OSS (Open Source Software)


"Open Source Software" (OSS), menurut Esther Dyson , didefinisikan sebagai perangkat lunak yang dikembangkan secara gotong-royong tanpa koordinasi resmi, menggunakan kode program (source code) yang tersedia secara bebas, serta didistribusikan melalui internet. Menurut Richard Stallman , budaya gotong royong pengembangan perangkat lunak itu sendiri, telah ada sejak komputer pertama kali dikembangkan. Namun ketika dinilai memiliki nilai komersial, pihak industri perangkat lunak mulai memaksakan konsep mereka perihal kepemilikan perangkan lunak. Dengan dukungan finansial yang kuat -- secara sepihak -- mereka membentuk opini masyarakat bahwa penggunaan perangkat lunak tanpa izin/ lisensi merupakan tindakan kriminal.

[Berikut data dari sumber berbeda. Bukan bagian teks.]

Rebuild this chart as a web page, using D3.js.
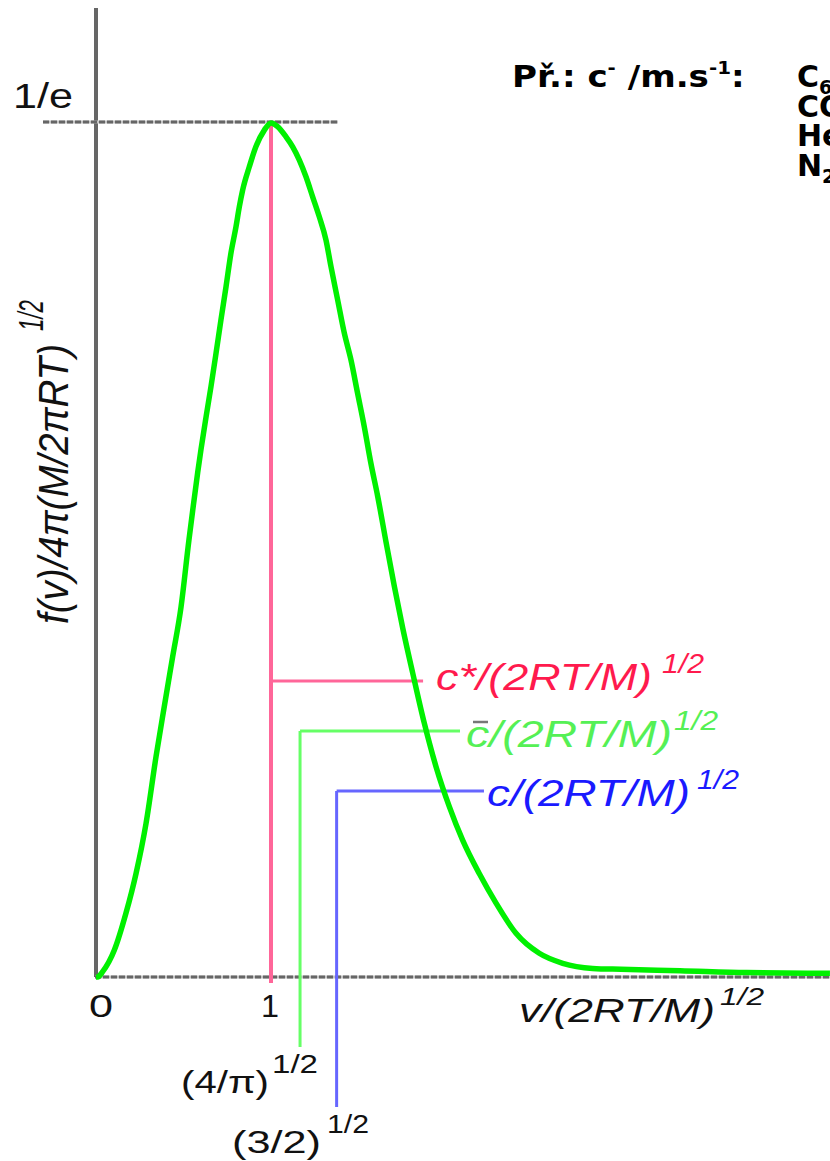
<!DOCTYPE html>
<html><head><meta charset="utf-8">
<script src="https://cdn.jsdelivr.net/npm/d3@7"></script>
<style>html,body{margin:0;padding:0;background:#fff;overflow:hidden}</style>
</head><body><svg id="c" width="830" height="1161"></svg>
<script>
// ---- data ----
const curveX = [0, 0.010, 0.038, 0.105, 0.171, 0.229, 0.286, 0.343, 0.390, 0.438, 0.486, 0.531, 0.553, 0.581, 0.600, 0.629, 0.657, 0.686, 0.714, 0.743, 0.771, 0.800, 0.819, 0.838, 0.876, 0.914, 0.962, 1.000, 1.038, 1.086, 1.124, 1.162, 1.200, 1.238, 1.276, 1.314, 1.343, 1.381, 1.419, 1.457, 1.495, 1.533, 1.571, 1.610, 1.657, 1.705, 1.753, 1.810, 1.876, 1.943, 2.019, 2.095, 2.190, 2.286, 2.400, 2.533, 2.667, 2.838, 3.000, 3.337, 3.718, 4.194];
const curveY = [0, 0.0000, 0.0023, 0.0116, 0.0274, 0.0446, 0.0661, 0.0948, 0.1163, 0.1378, 0.1593, 0.1880, 0.2010, 0.2170, 0.2270, 0.2410, 0.2540, 0.2684, 0.2827, 0.2970, 0.3114, 0.3228, 0.3314, 0.3386, 0.3486, 0.3573, 0.3644, 0.3675, 0.3659, 0.3615, 0.3572, 0.3515, 0.3443, 0.3357, 0.3271, 0.3172, 0.3056, 0.2913, 0.2770, 0.2655, 0.2511, 0.2368, 0.2210, 0.2067, 0.1873, 0.1680, 0.1500, 0.1307, 0.1092, 0.0905, 0.0733, 0.0589, 0.0445, 0.0318, 0.0188, 0.0102, 0.0059, 0.0037, 0.0033, 0.0027, 0.0019, 0.0016];

const markerNames = ["c*", "c\u0304", "c"];
const markerX = [1.000, 1.166, 1.375];      // vertical position on v/(2RT/M)^1/2
const markerY = [0.1274, 0.1058, 0.0800];   // height of horizontal leader
const markerEndX = [1.869, 2.080, 2.217];   // where leader ends
const markerFootY = [-0.0026, -0.0301, -0.0559]; // lower end of vertical
const markerTickLabels = [null, "(4/\u03c0)", "(3/2)"];

const xTickValues = [0, 1];
const xTickLabels = ["0", "1"];
const yTickValues = [0.36788];
const yTickLabels = ["1/e"];

const gasNames = ["C", "CO", "He", "N"];
const gasSubs = ["6", "2", "", "2"];

// ---- layout ----
const W = 830, H = 1161;
const svg = d3.select("#c");
const x = d3.scaleLinear().domain([0, 1]).range([96, 271]);
const y = d3.scaleLinear().domain([0, 0.36788]).range([977, 122]);

const FONT = "'Liberation Sans', Arial, sans-serif";
function txt(parent, s, px, py, o) {
  const t = parent.append("text").attr("x", px).attr("y", py).text(s)
    .attr("font-family", o.family || FONT)
    .attr("font-size", o.size).attr("fill", o.fill || "#111");
  if (o.italic) t.attr("font-style", "italic");
  if (o.weight) t.attr("font-weight", o.weight);
  if (o.len) t.attr("textLength", o.len).attr("lengthAdjust", "spacingAndGlyphs");
  if (o.anchor) t.attr("text-anchor", o.anchor);
  if (o.transform) t.attr("transform", o.transform);
  return t;
}
function dashed(x1, x2, py) {
  svg.append("line").attr("x1", x1).attr("x2", x2).attr("y1", py).attr("y2", py)
    .attr("stroke", "#c4c4c4").attr("stroke-width", 3);
  svg.append("line").attr("x1", x1).attr("x2", x2).attr("y1", py).attr("y2", py)
    .attr("stroke", "#666").attr("stroke-width", 3).attr("stroke-dasharray", "6,2");
}

// axes
svg.append("line").attr("x1", x(0)).attr("x2", x(0)).attr("y1", 8).attr("y2", y(0))
  .attr("stroke", "#666").attr("stroke-width", 4);
dashed(43, 338, y(yTickValues[0]));
dashed(95, W, y(0));

// marker lines
const markerColors = ["#ff6699", "#66ff66", "#6666ff"];
markerX.forEach((mx, i) => {
  const top = i === 0 ? yTickValues[0] : markerY[i];
  svg.append("line").attr("x1", x(mx)).attr("x2", x(mx))
    .attr("y1", y(top)).attr("y2", y(markerFootY[i]))
    .attr("stroke", markerColors[i]).attr("stroke-width", i === 0 ? 4 : 3);
  svg.append("line").attr("x1", x(mx)).attr("x2", x(markerEndX[i]))
    .attr("y1", y(markerY[i])).attr("y2", y(markerY[i]))
    .attr("stroke", markerColors[i]).attr("stroke-width", 3);
});

// curve
const pts = curveX.map((v, i) => [v, curveY[i]]);
svg.append("path").datum(pts)
  .attr("d", d3.line().x(d => x(d[0])).y(d => y(d[1])).curve(d3.curveMonotoneX))
  .attr("fill", "none").attr("stroke", "#00f000").attr("stroke-width", 5.5)
  .attr("stroke-linejoin", "round");

// tick labels
txt(svg, yTickLabels[0], 13, y(yTickValues[0]) - 14, {size: 35, len: 60});
txt(svg, xTickLabels[0], x(xTickValues[0]) - 7, 1017, {size: 32, len: 24});
txt(svg, xTickLabels[1], x(xTickValues[1]) - 1, 1017, {size: 32, len: 18, anchor: "middle"});
txt(svg, markerTickLabels[1], 181, 1093, {size: 31, len: 88});
txt(svg, "1/2", 272, 1073, {size: 25, len: 46});
txt(svg, markerTickLabels[2], 232, 1153, {size: 31, len: 89});
txt(svg, "1/2", 327, 1133, {size: 25, len: 42});

// axis titles
txt(svg, "v/(2RT/M)", 519, 1022, {size: 33, italic: true, len: 196});
txt(svg, "1/2", 720, 1005, {size: 24, italic: true, len: 44});
txt(svg, "f(v)/4\u03c0(M/2\u03c0RT)", 0, 0, {size: 33, italic: true, len: 280,
  transform: "translate(68,624) rotate(-90) scale(1,1.3)"});
txt(svg, "1/2", 0, 0, {size: 27, italic: true, len: 31,
  transform: "translate(43,331) rotate(-90) scale(1,1.3)"});

// marker labels
const labelColors = ["#ff1a4d", "#55f055", "#1a1aff"];
const labelPos = [[436, 690, 662, 673], [466, 747, 674, 730], [487, 806, 697, 789]];
const labelLen = [[216, 42], [206, 44], [203, 42]];
markerNames.forEach((n, i) => {
  const [lx, ly, sx, sy] = labelPos[i];
  const base = (i === 1 ? "c" : n) + "/(2RT/M)";
  txt(svg, base, lx, ly, {size: 37, italic: true, fill: labelColors[i], len: labelLen[i][0]});
  txt(svg, "1/2", sx, sy, {size: 27, italic: true, fill: labelColors[i], len: labelLen[i][1]});
});
// macron over mean-speed c
svg.append("line").attr("x1", 473).attr("x2", 488).attr("y1", 722).attr("y2", 722)
  .attr("stroke", "#777").attr("stroke-width", 2.5);

// example text (top right)
const BF = "'DejaVu Sans', Verdana, sans-serif";
const exG = svg.append("g").attr("transform", "translate(512,87) scale(1.1,1)");
const ex = exG.append("text").attr("x", 0).attr("y", 0)
  .attr("font-family", BF).attr("font-weight", "bold").attr("font-size", 31).attr("fill", "#000");
ex.append("tspan").text("P\u0159.: c");
ex.append("tspan").attr("font-size", 18).attr("dy", -13).text("-");
ex.append("tspan").attr("dy", 13).text(" /m.s");
ex.append("tspan").attr("font-size", 18).attr("dy", -13).text("-1");
ex.append("tspan").attr("dy", 13).text(":");

gasNames.forEach((g, i) => {
  const t = svg.append("text").attr("x", 797).attr("y", 87 + i * 29.5)
    .attr("font-family", BF).attr("font-weight", "bold").attr("font-size", 30).attr("fill", "#000");
  t.append("tspan").text(g);
  if (gasSubs[i]) t.append("tspan").attr("font-size", 19).attr("dy", 7).text(gasSubs[i]);
});
</script></body></html>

Tidak semua pihak menerima konsep kepemilikan tersebut di atas. Richard Stallman beranggapan bahwa perangkat lunak merupakan sesuatu yang seharusnya selalu boleh dimodifikasi. Menyamakan hak cipta perangkat lunak dengan barang cetakan merupakan perampasan kemerdekaan berkreasi. Semenjak pertengahan tahun 1980-an, yang bersangkutan merintis proyek gnu (GNU is Not Unix) -- dengan tujuan memberdayakan kembali para pengguna (users) dengan kebebasan (freedom) menggunakan dan mengembangkan sebuah perangkat lunak. Proyek ini memperkenalkan konsep copyleft yang pada dasarnya mengadopsi prinsip copyright, namun prinsip tersebut digunakan untuk menjamin kebebasan berkreasi. Jaminan tersebut berbentuk pelampiran source code, serta pernyataan bahwa perangkat lunak tersebut boleh dimodifikasi asalkan tetap mengikuti prinsip copyleft. Konsep dari proyek GNU ini lebih dikenal dengan istilah "free software".

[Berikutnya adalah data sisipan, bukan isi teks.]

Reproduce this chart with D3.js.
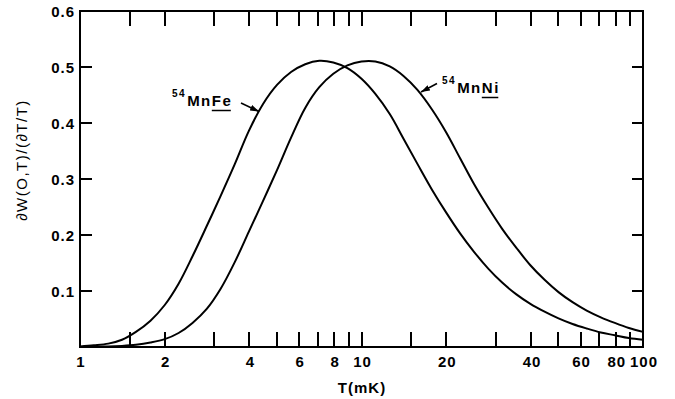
<!DOCTYPE html>
<html>
<head>
<meta charset="utf-8">
<script src="https://cdn.jsdelivr.net/npm/d3@7"></script>
<style>
  html, body { margin: 0; padding: 0; background: #fff; }
  svg { display: block; }
  text { font-family: "Liberation Sans", Arial, Helvetica, sans-serif; fill: #000; }
</style>
</head>
<body>
<svg id="chart" width="675" height="399"></svg>
<script>
// ---- data ----
const tValues = [1, 1.12, 1.26, 1.41, 1.58, 1.78, 2, 2.24, 2.51, 2.82, 3.16, 3.55, 3.98, 4.47, 5.01, 5.62, 6.31, 7.08, 7.94, 8.91,
                 10, 11.2, 12.6, 14.1, 15.8, 17.8, 20, 22.4, 25.1, 28.2, 31.6, 35.5, 39.8, 44.7, 50.1, 56.2, 63.1, 70.8, 79.4, 89.1, 100];
const mnFe = [0.001, 0.003, 0.006, 0.013, 0.027, 0.047, 0.075, 0.113, 0.162, 0.216, 0.270, 0.327, 0.386, 0.434, 0.468, 0.491, 0.505, 0.511, 0.508, 0.498,
              0.479, 0.452, 0.416, 0.372, 0.327, 0.281, 0.240, 0.203, 0.170, 0.140, 0.115, 0.094, 0.077, 0.063, 0.051, 0.041, 0.033, 0.026, 0.021, 0.016, 0.013];
const mnNi = [0.000, 0.001, 0.001, 0.002, 0.004, 0.008, 0.014, 0.025, 0.043, 0.068, 0.104, 0.152, 0.206, 0.261, 0.316, 0.374, 0.427, 0.464, 0.488, 0.503,
              0.510, 0.510, 0.501, 0.484, 0.459, 0.424, 0.383, 0.337, 0.291, 0.249, 0.211, 0.177, 0.146, 0.120, 0.098, 0.080, 0.065, 0.053, 0.043, 0.034, 0.027];
const xTicks = [1.5, 2, 3, 4, 5, 6, 7, 8, 9, 10, 15, 20, 30, 40, 50, 60, 70, 80, 90];
const xTickLabels = [1, 2, 4, 6, 8, 10, 20, 40, 60, 80, 100];
const yTicks = [0.1, 0.2, 0.3, 0.4, 0.5];
const yTickLabels = [0.1, 0.2, 0.3, 0.4, 0.5, 0.6];
const xTitle = "T(mK)";
const yTitle = "\u2202W(O,T)/(\u2202T/T)";

// ---- layout ----
const pLeft = 80, pRight = 643, pTop = 11, pBottom = 347;
const svg = d3.select("#chart");
const x = d3.scaleLog().domain([1, 100]).range([pLeft, pRight]);
const y = d3.scaleLinear().domain([0, 0.6]).range([pBottom, pTop]);

// curves
const line = d3.line().x(d => x(d[0])).y(d => y(d[1])).curve(d3.curveCatmullRom.alpha(0.5));
[mnFe, mnNi].forEach(series => {
  svg.append("path")
    .datum(tValues.map((t, i) => [t, series[i]]))
    .attr("d", line)
    .attr("fill", "none")
    .attr("stroke", "#000")
    .attr("stroke-width", 2);
});

// tick marks: one path built from the scales (inward ticks on all four sides)
const tickPath = d3.path();
xTicks.forEach(t => {
  const px = Math.round(x(t));
  tickPath.moveTo(px, pBottom); tickPath.lineTo(px, pBottom - 15);
  tickPath.moveTo(px, pTop); tickPath.lineTo(px, pTop + 15);
});
yTicks.forEach(v => {
  const py = Math.round(y(v));
  tickPath.moveTo(pLeft, py); tickPath.lineTo(pLeft + 12, py);
  tickPath.moveTo(pRight, py); tickPath.lineTo(pRight - 11, py);
});
svg.append("path")
  .attr("d", tickPath.toString())
  .attr("fill", "none")
  .style("stroke", "#000")
  .style("stroke-width", "2px");

// frame
svg.append("rect")
  .attr("x", pLeft).attr("y", pTop)
  .attr("width", pRight - pLeft).attr("height", pBottom - pTop)
  .attr("fill", "none").attr("stroke", "#000").attr("stroke-width", 2)
  .attr("shape-rendering", "crispEdges");

// tick labels
svg.append("g").selectAll("text").data(xTickLabels).join("text")
  .attr("x", d => x(d) + 1).attr("y", 367)
  .attr("text-anchor", "middle")
  .attr("font-size", 15).attr("font-weight", "bold")
  .style("letter-spacing", "1px")
  .text(d => d);
svg.append("g").selectAll("text").data(yTickLabels).join("text")
  .attr("x", 75).attr("y", d => y(d) + 5.5)
  .attr("text-anchor", "end")
  .attr("font-size", 15).attr("font-weight", "bold")
  .style("letter-spacing", "1px")
  .text(d => d.toFixed(1));

// axis titles
svg.append("text")
  .attr("x", 362).attr("y", 393)
  .attr("text-anchor", "middle")
  .attr("font-size", 15).attr("font-weight", "bold")
  .style("letter-spacing", "1px")
  .text(xTitle);
svg.append("text")
  .attr("transform", "translate(27,160) rotate(-90)")
  .attr("text-anchor", "middle")
  .attr("font-size", 15)
  .style("letter-spacing", "1.5px")
  .text(yTitle);

// annotations
svg.append("defs").append("marker")
  .attr("id", "ah").attr("viewBox", "0 0 12 8")
  .attr("refX", 12).attr("refY", 4)
  .attr("markerWidth", 9).attr("markerHeight", 6)
  .attr("markerUnits", "userSpaceOnUse")
  .attr("orient", "auto")
  .append("path").attr("d", "M0,0 L12,4 L0,8 z").attr("fill", "#000");

function label(xs, ys, iso, base, under, ax1, ay1, ax2, ay2) {
  const g = svg.append("g");
  const t = g.append("text").attr("x", xs).attr("y", ys)
    .attr("font-weight", "bold").style("letter-spacing", "1.5px");
  t.append("tspan").attr("font-size", 10).attr("dy", -9).text(iso);
  t.append("tspan").attr("font-size", 15).attr("dy", 9).attr("dx", 1).text(base);
  const u = t.append("tspan").attr("font-size", 15).text(under);
  const bb = u.node().getBBox();
  g.append("line").attr("x1", bb.x).attr("x2", bb.x + bb.width - 1.5)
    .attr("y1", ys + 4.5).attr("y2", ys + 4.5)
    .attr("stroke", "#000").attr("stroke-width", 1.5);
  g.append("line").attr("x1", ax1).attr("y1", ay1).attr("x2", ax2).attr("y2", ay2)
    .attr("stroke", "#000").attr("stroke-width", 1.6).attr("marker-end", "url(#ah)");
}
label(172, 106, "54", "Mn", "Fe", 241, 103, 259, 111.5);
label(442, 93, "54", "Mn", "Ni", 437, 83.5, 421, 92);
</script>
</body>
</html>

Prinsip-prinsip free software tersebut memiliki banyak kesamaan dengan OSS. Namun menurut Richard Stallman , free software lebih menekankan pada hal hakiki yaitu kebebasan mengembangkan perangkat lunak. Sedangkan menurut Eric S. Raymond, OSS lebih menekankan aspek komersial seperti kualitas tinggi, kecanggihan, dan kehandalan. Dengan demikian, konsep OSS diharapkan lebih menarik perhatian pelaku bisnis, investor, dan bahkan para raksasa perangkat lunak. Bahkan Esther Dyson memperkirakan, bahwa raksasa seperti Microsoft pun akan memperhitungkan serta memanfaatkan OSS, seperti halnya mereka memanfaatkan internet.

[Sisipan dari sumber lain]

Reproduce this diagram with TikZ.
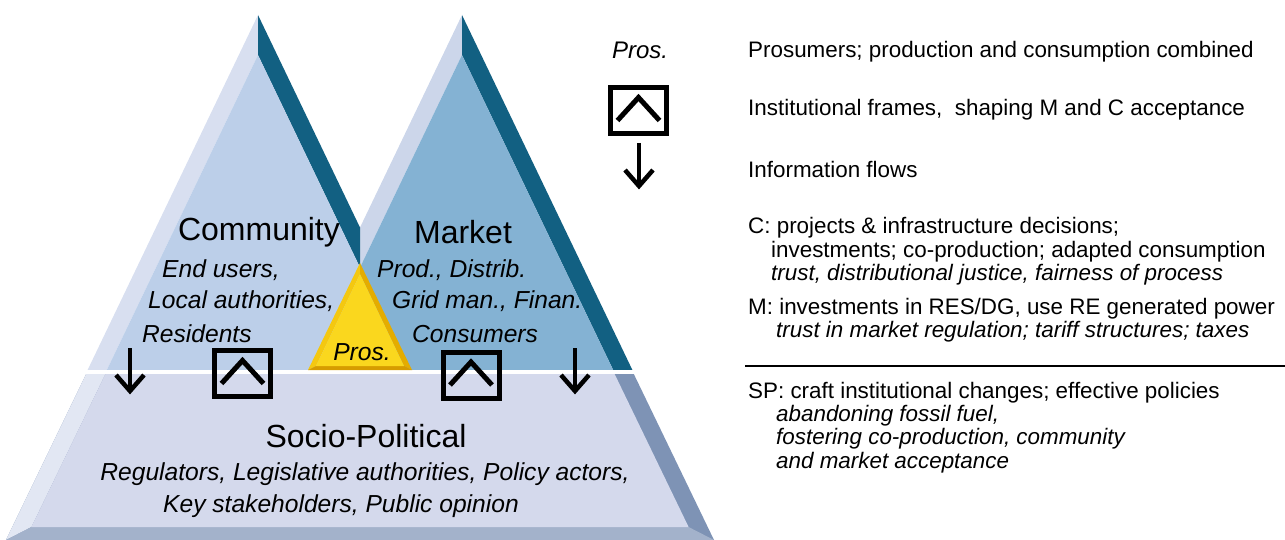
\documentclass[tikz,border=0pt]{standalone}
\usepackage{fontspec}
\setmainfont{Liberation Sans}
\definecolor{comface}{RGB}{188,207,233}
\definecolor{comlight}{RGB}{216,223,240}
\definecolor{teal}{RGB}{18,96,130}
\definecolor{mktface}{RGB}{132,178,211}
\definecolor{mktlight}{RGB}{204,214,234}
\definecolor{spface}{RGB}{212,217,236}
\definecolor{spleft}{RGB}{226,231,243}
\definecolor{spbottom}{RGB}{163,178,203}
\definecolor{spright}{RGB}{126,147,181}
\definecolor{yface}{RGB}{250,215,30}
\definecolor{yleft}{RGB}{244,200,16}
\definecolor{yright}{RGB}{228,172,0}
\definecolor{ybottom}{RGB}{214,156,0}
\tikzset{
  ttl/.style={font=\fontsize{32}{34}\selectfont, inner sep=0pt},
  lbl/.style={font=\fontsize{24.6}{26}\selectfont\itshape, inner sep=0pt},
  rtxt/.style={font=\fontsize{22.4}{24}\selectfont, inner sep=0pt, anchor=west},
  rit/.style={font=\fontsize{22.4}{24}\selectfont\itshape, inner sep=0pt, anchor=west},
  capbox/.style={draw=black, line width=5pt, minimum width=56pt, minimum height=46pt, inner sep=0pt, fill=none},
  caret/.style={line width=5pt, black},
  flow/.style={line width=4.5pt, black},
}
\begin{document}
\begin{tikzpicture}[x=1pt,y=-1pt]
\useasboundingbox (0,0) rectangle (1285,540);
% ---- lower socio-political trapezoid
\fill[spright] (86.2,374) -- (633.8,374) -- (714,540) -- (6,540) -- cycle;
\fill[spleft] (86.2,374) -- (105.4,374) -- (31.4,527) -- (6,540) -- cycle;
\fill[spbottom] (6,540) -- (31.4,527) -- (688.6,527) -- (714,540) -- cycle;
\fill[spface] (105.4,374) -- (614.6,374) -- (688.6,527) -- (31.4,527) -- cycle;
% ---- market triangle (right of x=360)
\begin{scope}
\clip (360,0) rectangle (800,369);
\fill[mktlight] (462,15) -- (462,55) -- (310.8,370) -- (291.6,370) -- cycle;
\fill[teal] (462,15) -- (632.4,370) -- (613.2,370) -- (462,55) -- cycle;
\fill[mktface] (462,55) -- (613.2,370) -- (310.8,370) -- cycle;
\end{scope}
% ---- community triangle (left of x=360)
\begin{scope}
\clip (0,0) rectangle (360,369);
\fill[comlight] (258,15) -- (258,55) -- (106.8,370) -- (87.6,370) -- cycle;
\fill[teal] (258,15) -- (428.4,370) -- (409.2,370) -- (258,55) -- cycle;
\fill[comface] (258,55) -- (409.2,370) -- (106.8,370) -- cycle;
\end{scope}
% ---- prosumer (yellow) triangle
\fill[yleft] (360,263) -- (360,274) -- (316,366) -- (308,370) -- cycle;
\fill[yright] (360,263) -- (412,370) -- (404,366) -- (360,274) -- cycle;
\fill[ybottom] (308,370) -- (316,366) -- (404,366) -- (412,370) -- cycle;
\fill[yface] (360,274) -- (404,366) -- (316,366) -- cycle;
% ---- titles and labels
\node[ttl] (com) at (259,232) {Community};
\node[ttl] (mkt) at (463,232) {Market};
\node[lbl, anchor=west] (c1) at (162,270) {End users,};
\node[lbl, anchor=west] (c2) at (148,301) {Local authorities,};
\node[lbl, anchor=west] (c3) at (142,334) {Residents};
\node[lbl, anchor=west] (m1) at (377,270) {Prod., Distrib.};
\node[lbl, anchor=west] (m2) at (392,301) {Grid man., Finan.};
\node[lbl, anchor=west] (m3) at (412,334) {Consumers};
\node[lbl] (pros) at (362,352) {Pros.};
\node[ttl] (sp) at (366,436) {Socio-Political};
\node[lbl] (sp1) at (365,474) {Regulators, Legislative authorities, Policy actors,};
\node[lbl] (sp2) at (341,506) {Key stakeholders, Public opinion};
% ---- institutional frame boxes
\node[capbox] (b1) at (242.5,373.5) {};
\node[capbox] (b2) at (471,375) {};
\node[capbox] (b3) at (638.5,110.5) {};
\foreach \b in {b1,b2,b3}{
  \draw[caret] ([shift={(-21,10)}]\b.center) -- ([shift={(0,-13)}]\b.center) -- ([shift={(21,10)}]\b.center);
}
% ---- information flow arrows
\coordinate (a1s) at (130,348); \coordinate (a1e) at (130,391);
\coordinate (a2s) at (575,348); \coordinate (a2e) at (575,391);
\coordinate (a3s) at (639,143); \coordinate (a3e) at (639,186);
\foreach \s/\e in {a1s/a1e,a2s/a2e,a3s/a3e}{
  \draw[flow] (\s) -- (\e);
  \draw[flow] ([shift={(-14,-16)}]\e) -- (\e) -- ([shift={(14,-16)}]\e);
}
\node[lbl, font=\fontsize{24}{26}\selectfont\itshape] (lpros) at (640,50) {Pros.};
% ---- legend texts
\node[rtxt] (t1) at (748,52) {Prosumers; production and consumption combined};
\node[rtxt] (t2) at (748,110) {Institutional frames,\ \ shaping M and C acceptance};
\node[rtxt] (t3) at (748,169) {Information flows};
\node[rtxt] (t4) at (748,228) {C: projects \& infrastructure decisions;};
\node[rtxt] (t5) at (771,252) {investments; co-production; adapted consumption};
\node[rit] (t6) at (771,275) {trust, distributional justice, fairness of process};
\node[rtxt] (t7) at (748,309) {M: investments in RES/DG, use RE generated power};
\node[rit] (t8) at (776,332) {trust in market regulation; tariff structures; taxes};
\coordinate (r1) at (745,366); \coordinate (r2) at (1285,366);
\draw[line width=1.5pt] (r1) -- (r2);
\node[rtxt] (t9) at (748,393) {SP: craft institutional changes; effective policies};
\node[rit] (t10) at (776,416) {abandoning fossil fuel,};
\node[rit] (t11) at (776,439) {fostering co-production, community};
\node[rit] (t12) at (776,463) {and market acceptance};
\end{tikzpicture}
\end{document}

Konteks pembahasan tulisan ini ialah posisi kelompok negara yang sedang berkembang dalam memanfaatkan OSS. Negara seperti ini terkadang diobok-obok oleh lembaga-lembaga dunia seperti International Monetary Fund dan World Bank dengan penunggangan agenda-agenda lain secara terselubung. Penunggangan tersebut umpamanya berupa pemaksaan sepihak, terhadap pengertian konsep Hak Atas Kekayaan Intelektual (HAKI). Dengan demikian, yang secara tidak langsung mereka telah menuduh masyarakat kita sebagai pembajak, pencuri, tidak bermoral, tidak menjunjung nilai etika, dan sejenisnya. Perlu diingatkan bahwa negara kita bukan satu-satunya surga perangkat lunak tidak berlisensi. Hal ini sudah mendarah daging di seluruh Asia. Kita hanya kalah melakukan public relation dalam hal pura-pura aktif melakukan pemberantasan. Bahkan di sebuah negara Asia Tenggara yang konon sudah "maju" dan "beradab", ditemukan perangkat lunak tanpa lisensi secara melimpah ruah.